# [Exercise directions]
Reproduce exactly the run of lines from the one containing "Reproduce this chart with Altair." through the one containing "only \u2014 not". Pictures do not belong in the copy.

Plotting code records:

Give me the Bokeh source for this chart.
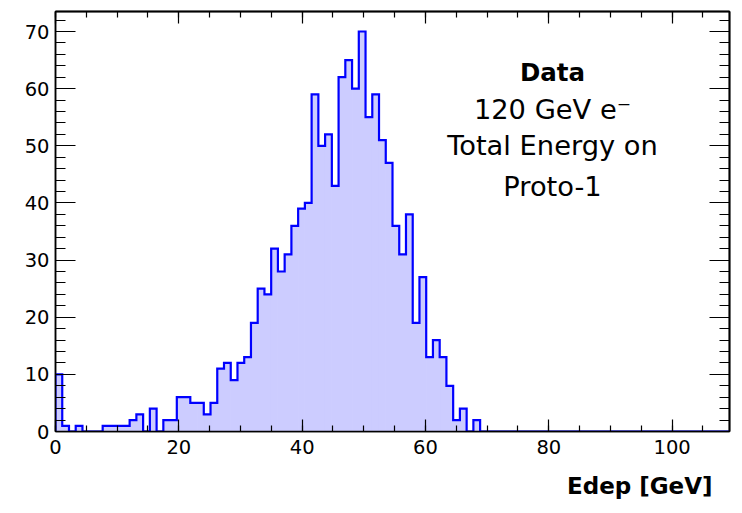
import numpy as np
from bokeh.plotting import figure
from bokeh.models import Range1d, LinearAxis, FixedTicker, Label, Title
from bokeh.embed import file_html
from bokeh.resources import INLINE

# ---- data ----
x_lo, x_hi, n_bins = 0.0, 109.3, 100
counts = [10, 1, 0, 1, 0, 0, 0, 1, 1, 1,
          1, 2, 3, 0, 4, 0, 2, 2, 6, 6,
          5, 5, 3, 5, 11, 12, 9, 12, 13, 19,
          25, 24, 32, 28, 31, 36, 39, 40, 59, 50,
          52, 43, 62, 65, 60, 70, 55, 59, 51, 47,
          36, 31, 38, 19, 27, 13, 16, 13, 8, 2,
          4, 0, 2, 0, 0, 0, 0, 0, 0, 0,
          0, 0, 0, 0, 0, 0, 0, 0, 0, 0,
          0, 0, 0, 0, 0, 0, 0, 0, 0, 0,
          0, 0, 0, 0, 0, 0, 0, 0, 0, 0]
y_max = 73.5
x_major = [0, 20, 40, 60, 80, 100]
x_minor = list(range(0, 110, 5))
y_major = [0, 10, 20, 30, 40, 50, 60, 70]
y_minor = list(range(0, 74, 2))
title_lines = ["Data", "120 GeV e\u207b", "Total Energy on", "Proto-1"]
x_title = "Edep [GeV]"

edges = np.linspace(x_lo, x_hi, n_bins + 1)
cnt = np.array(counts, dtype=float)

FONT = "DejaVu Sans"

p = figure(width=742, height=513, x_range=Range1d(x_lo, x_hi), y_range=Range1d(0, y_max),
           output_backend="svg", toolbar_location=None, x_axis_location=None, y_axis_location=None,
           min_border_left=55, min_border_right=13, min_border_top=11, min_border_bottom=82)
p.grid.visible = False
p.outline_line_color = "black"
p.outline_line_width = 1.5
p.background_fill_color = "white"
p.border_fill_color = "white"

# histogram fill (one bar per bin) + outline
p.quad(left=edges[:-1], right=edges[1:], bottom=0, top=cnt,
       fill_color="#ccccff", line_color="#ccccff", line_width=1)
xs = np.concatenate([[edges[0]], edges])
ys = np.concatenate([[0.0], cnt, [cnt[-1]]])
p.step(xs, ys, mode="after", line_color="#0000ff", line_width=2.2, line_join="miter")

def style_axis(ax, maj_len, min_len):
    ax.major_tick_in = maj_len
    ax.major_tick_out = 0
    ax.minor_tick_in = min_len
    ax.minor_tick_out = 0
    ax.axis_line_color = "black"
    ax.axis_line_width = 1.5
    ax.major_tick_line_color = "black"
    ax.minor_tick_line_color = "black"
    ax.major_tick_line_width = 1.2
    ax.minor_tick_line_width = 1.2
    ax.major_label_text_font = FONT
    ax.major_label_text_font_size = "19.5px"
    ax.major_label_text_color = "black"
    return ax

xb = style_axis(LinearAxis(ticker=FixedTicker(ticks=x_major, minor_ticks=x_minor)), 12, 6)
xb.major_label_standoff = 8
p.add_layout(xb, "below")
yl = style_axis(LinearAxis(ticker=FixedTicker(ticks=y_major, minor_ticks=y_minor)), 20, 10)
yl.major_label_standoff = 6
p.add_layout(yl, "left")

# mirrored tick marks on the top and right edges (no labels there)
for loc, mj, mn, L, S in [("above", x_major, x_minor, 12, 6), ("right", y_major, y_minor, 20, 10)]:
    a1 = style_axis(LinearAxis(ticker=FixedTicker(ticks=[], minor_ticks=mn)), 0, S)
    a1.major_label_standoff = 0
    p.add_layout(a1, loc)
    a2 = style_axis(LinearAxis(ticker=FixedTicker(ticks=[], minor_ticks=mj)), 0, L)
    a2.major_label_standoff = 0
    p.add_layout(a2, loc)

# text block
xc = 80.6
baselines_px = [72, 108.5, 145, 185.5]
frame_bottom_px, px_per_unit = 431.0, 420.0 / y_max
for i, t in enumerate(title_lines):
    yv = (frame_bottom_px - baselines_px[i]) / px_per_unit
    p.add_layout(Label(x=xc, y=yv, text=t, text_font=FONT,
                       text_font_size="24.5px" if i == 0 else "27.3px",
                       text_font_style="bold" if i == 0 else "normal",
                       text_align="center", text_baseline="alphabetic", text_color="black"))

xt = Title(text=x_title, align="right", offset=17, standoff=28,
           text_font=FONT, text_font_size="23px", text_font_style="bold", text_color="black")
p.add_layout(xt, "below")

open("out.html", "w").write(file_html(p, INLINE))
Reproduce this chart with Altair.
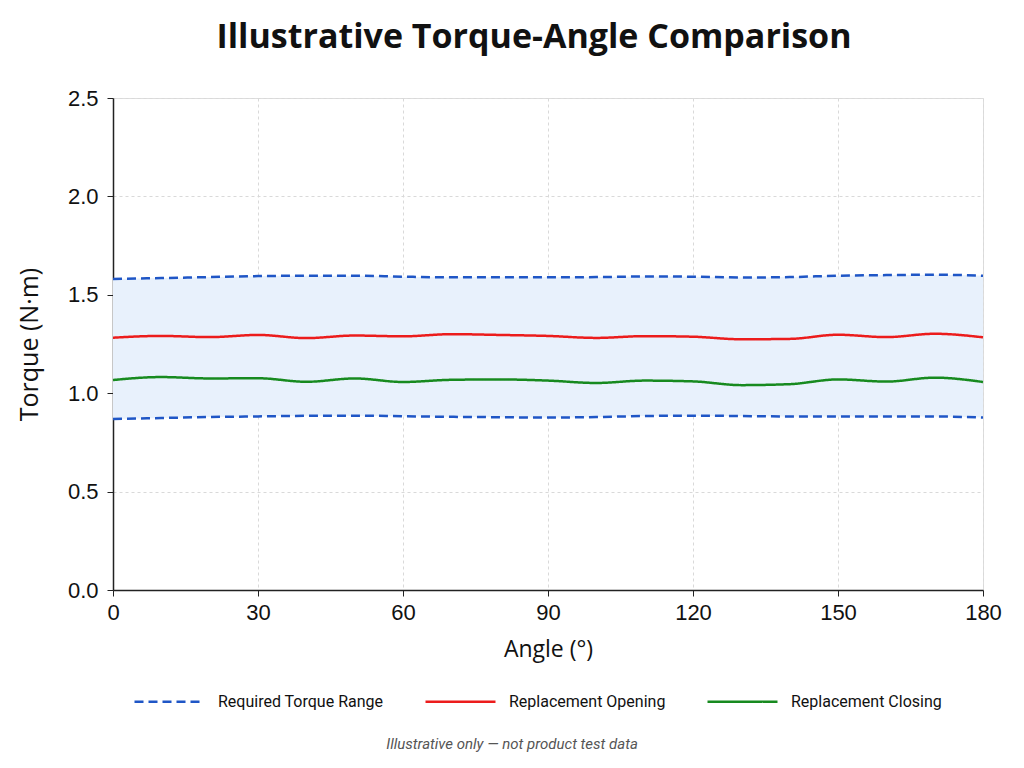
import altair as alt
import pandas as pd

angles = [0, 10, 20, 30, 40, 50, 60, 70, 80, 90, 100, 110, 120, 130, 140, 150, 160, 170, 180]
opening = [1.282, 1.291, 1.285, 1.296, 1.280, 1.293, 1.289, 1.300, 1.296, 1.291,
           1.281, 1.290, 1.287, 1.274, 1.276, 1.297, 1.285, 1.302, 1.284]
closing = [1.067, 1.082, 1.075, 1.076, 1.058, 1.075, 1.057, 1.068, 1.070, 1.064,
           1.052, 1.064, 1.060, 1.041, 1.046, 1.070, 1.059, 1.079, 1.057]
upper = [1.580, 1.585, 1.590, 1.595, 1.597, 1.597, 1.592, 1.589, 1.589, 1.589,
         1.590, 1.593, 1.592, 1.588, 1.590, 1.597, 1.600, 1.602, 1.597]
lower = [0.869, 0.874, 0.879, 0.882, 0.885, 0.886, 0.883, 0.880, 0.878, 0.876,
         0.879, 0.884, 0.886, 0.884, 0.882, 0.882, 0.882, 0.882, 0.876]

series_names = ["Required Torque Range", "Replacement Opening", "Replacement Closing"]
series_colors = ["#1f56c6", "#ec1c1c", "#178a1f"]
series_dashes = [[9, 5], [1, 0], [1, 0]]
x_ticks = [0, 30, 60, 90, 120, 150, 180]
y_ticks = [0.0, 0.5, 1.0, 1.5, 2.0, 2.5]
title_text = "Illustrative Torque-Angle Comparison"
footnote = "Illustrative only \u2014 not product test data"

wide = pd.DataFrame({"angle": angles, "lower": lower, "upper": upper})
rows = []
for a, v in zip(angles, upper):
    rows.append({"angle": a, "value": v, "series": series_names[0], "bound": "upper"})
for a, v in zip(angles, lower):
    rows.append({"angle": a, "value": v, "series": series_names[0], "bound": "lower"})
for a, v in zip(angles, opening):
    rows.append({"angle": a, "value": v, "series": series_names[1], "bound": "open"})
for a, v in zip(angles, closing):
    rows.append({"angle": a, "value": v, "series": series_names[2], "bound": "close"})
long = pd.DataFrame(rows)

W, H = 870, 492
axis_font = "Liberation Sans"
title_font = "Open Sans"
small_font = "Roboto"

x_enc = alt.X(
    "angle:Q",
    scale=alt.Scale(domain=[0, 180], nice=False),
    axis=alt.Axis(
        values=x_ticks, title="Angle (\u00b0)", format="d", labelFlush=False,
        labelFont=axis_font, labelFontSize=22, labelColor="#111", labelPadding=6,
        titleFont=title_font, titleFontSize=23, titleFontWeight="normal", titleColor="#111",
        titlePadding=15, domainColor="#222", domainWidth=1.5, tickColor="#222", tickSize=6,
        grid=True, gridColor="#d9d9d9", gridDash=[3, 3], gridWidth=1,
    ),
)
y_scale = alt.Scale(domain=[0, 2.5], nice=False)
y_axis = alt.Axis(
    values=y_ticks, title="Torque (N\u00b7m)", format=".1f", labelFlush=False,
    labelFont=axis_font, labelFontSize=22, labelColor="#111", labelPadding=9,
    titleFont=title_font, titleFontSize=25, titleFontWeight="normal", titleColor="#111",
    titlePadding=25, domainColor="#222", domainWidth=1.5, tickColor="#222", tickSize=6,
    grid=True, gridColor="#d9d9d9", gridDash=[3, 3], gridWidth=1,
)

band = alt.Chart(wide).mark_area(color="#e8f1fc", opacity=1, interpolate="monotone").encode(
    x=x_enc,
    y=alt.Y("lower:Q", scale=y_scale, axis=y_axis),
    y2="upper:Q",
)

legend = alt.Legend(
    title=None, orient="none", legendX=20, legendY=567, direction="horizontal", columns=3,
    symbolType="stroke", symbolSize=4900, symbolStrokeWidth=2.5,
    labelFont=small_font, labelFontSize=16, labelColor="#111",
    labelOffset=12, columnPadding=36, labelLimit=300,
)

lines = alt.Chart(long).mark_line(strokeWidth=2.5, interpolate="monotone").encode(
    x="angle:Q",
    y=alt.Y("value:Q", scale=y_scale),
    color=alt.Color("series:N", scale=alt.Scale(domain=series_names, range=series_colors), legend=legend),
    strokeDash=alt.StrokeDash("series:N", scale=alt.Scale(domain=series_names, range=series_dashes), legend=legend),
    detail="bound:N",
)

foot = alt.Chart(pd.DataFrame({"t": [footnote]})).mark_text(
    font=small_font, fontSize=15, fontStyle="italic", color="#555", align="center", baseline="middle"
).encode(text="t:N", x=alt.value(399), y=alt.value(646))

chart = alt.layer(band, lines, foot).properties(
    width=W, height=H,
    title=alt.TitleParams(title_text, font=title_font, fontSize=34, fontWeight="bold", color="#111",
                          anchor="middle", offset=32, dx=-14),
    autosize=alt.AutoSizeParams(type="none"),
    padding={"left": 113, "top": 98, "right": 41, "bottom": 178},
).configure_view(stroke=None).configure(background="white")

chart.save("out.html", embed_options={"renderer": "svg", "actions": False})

# [Completed task]
Reproduce this chart with Altair.
import altair as alt
import pandas as pd

angles = [0, 10, 20, 30, 40, 50, 60, 70, 80, 90, 100, 110, 120, 130, 140, 150, 160, 170, 180]
opening = [1.282, 1.291, 1.285, 1.296, 1.280, 1.293, 1.289, 1.300, 1.296, 1.291,
           1.281, 1.290, 1.287, 1.274, 1.276, 1.297, 1.285, 1.302, 1.284]
closing = [1.067, 1.082, 1.075, 1.076, 1.058, 1.075, 1.057, 1.068, 1.070, 1.064,
           1.052, 1.064, 1.060, 1.041, 1.046, 1.070, 1.059, 1.079, 1.057]
upper = [1.580, 1.585, 1.590, 1.595, 1.597, 1.597, 1.592, 1.589, 1.589, 1.589,
         1.590, 1.593, 1.592, 1.588, 1.590, 1.597, 1.600, 1.602, 1.597]
lower = [0.869, 0.874, 0.879, 0.882, 0.885, 0.886, 0.883, 0.880, 0.878, 0.876,
         0.879, 0.884, 0.886, 0.884, 0.882, 0.882, 0.882, 0.882, 0.876]

series_names = ["Required Torque Range", "Replacement Opening", "Replacement Closing"]
series_colors = ["#1f56c6", "#ec1c1c", "#178a1f"]
series_dashes = [[9, 5], [1, 0], [1, 0]]
x_ticks = [0, 30, 60, 90, 120, 150, 180]
y_ticks = [0.0, 0.5, 1.0, 1.5, 2.0, 2.5]
title_text = "Illustrative Torque-Angle Comparison"
footnote = "Illustrative only \u2014 not product test data"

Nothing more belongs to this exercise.